WRITTEN TASK: Copy out all lines that hold "LaTeX".
======== LISTED RECORDS ========
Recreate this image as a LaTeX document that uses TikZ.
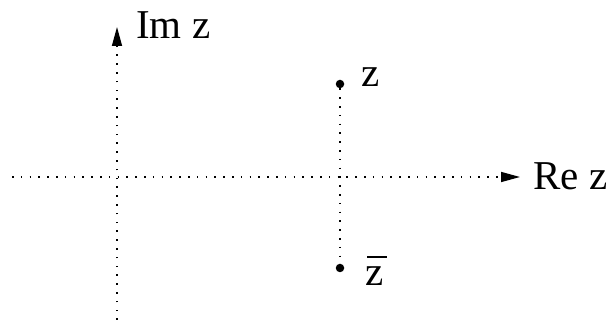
========
======== LISTED RECORDS ========
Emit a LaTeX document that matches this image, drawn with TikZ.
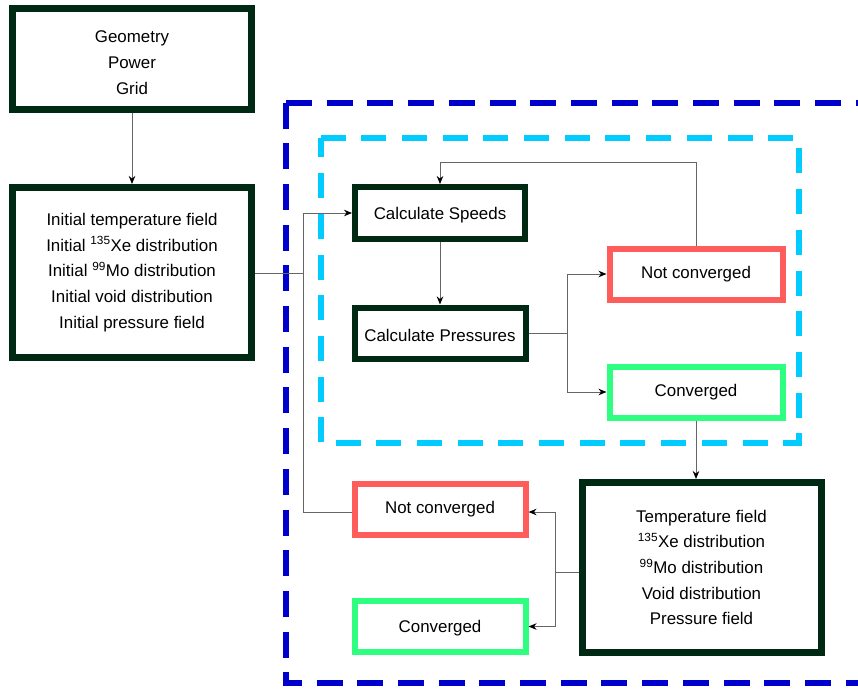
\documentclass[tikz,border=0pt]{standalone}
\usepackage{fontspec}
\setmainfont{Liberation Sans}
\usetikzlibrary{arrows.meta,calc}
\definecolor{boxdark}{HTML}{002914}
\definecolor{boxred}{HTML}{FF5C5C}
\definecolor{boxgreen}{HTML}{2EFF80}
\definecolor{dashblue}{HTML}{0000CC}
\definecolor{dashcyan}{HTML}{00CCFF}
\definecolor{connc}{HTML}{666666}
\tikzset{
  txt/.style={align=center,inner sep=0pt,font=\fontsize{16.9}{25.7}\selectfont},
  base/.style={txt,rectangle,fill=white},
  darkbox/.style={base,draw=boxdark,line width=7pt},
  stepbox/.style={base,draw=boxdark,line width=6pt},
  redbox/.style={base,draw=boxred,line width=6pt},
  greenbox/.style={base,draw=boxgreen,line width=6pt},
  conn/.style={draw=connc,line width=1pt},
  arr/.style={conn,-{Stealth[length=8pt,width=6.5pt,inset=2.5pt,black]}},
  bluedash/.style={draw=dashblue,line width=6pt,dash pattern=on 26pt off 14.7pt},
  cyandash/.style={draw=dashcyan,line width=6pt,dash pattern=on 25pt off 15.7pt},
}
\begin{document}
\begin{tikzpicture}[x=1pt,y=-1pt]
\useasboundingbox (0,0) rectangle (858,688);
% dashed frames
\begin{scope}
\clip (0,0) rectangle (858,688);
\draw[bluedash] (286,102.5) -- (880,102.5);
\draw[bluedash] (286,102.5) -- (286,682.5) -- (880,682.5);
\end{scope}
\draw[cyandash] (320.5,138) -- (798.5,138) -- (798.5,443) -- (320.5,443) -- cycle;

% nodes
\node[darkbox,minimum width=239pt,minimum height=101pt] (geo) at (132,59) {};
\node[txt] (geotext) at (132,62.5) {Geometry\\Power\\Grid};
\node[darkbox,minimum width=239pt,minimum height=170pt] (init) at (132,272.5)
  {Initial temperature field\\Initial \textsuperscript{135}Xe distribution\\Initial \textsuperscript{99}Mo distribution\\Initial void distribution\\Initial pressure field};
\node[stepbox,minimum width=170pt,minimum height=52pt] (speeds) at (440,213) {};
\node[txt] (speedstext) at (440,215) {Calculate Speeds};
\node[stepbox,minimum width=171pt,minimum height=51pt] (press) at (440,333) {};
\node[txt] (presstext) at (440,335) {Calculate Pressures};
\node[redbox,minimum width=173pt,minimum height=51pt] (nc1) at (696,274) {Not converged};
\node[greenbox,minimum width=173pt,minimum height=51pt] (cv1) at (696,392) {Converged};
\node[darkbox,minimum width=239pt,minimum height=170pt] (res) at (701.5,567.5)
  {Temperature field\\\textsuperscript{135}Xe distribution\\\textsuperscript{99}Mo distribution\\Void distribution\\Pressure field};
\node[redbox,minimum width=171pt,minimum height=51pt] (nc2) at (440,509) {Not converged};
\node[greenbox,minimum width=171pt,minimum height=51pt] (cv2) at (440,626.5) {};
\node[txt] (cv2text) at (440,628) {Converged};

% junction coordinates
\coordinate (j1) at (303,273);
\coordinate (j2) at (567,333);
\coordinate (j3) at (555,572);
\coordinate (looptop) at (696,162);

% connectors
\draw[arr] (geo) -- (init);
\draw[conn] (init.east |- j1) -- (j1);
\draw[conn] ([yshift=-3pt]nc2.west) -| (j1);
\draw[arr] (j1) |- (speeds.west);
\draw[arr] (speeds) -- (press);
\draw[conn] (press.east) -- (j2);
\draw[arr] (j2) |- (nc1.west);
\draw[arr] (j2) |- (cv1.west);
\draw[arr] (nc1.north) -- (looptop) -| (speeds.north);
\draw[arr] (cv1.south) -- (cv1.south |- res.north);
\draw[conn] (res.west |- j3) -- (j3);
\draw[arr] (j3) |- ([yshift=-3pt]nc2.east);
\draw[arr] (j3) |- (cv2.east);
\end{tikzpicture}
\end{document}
========
RESULT:
Recreate this image as a LaTeX document that uses TikZ.
Emit a LaTeX document that matches this image, drawn with TikZ.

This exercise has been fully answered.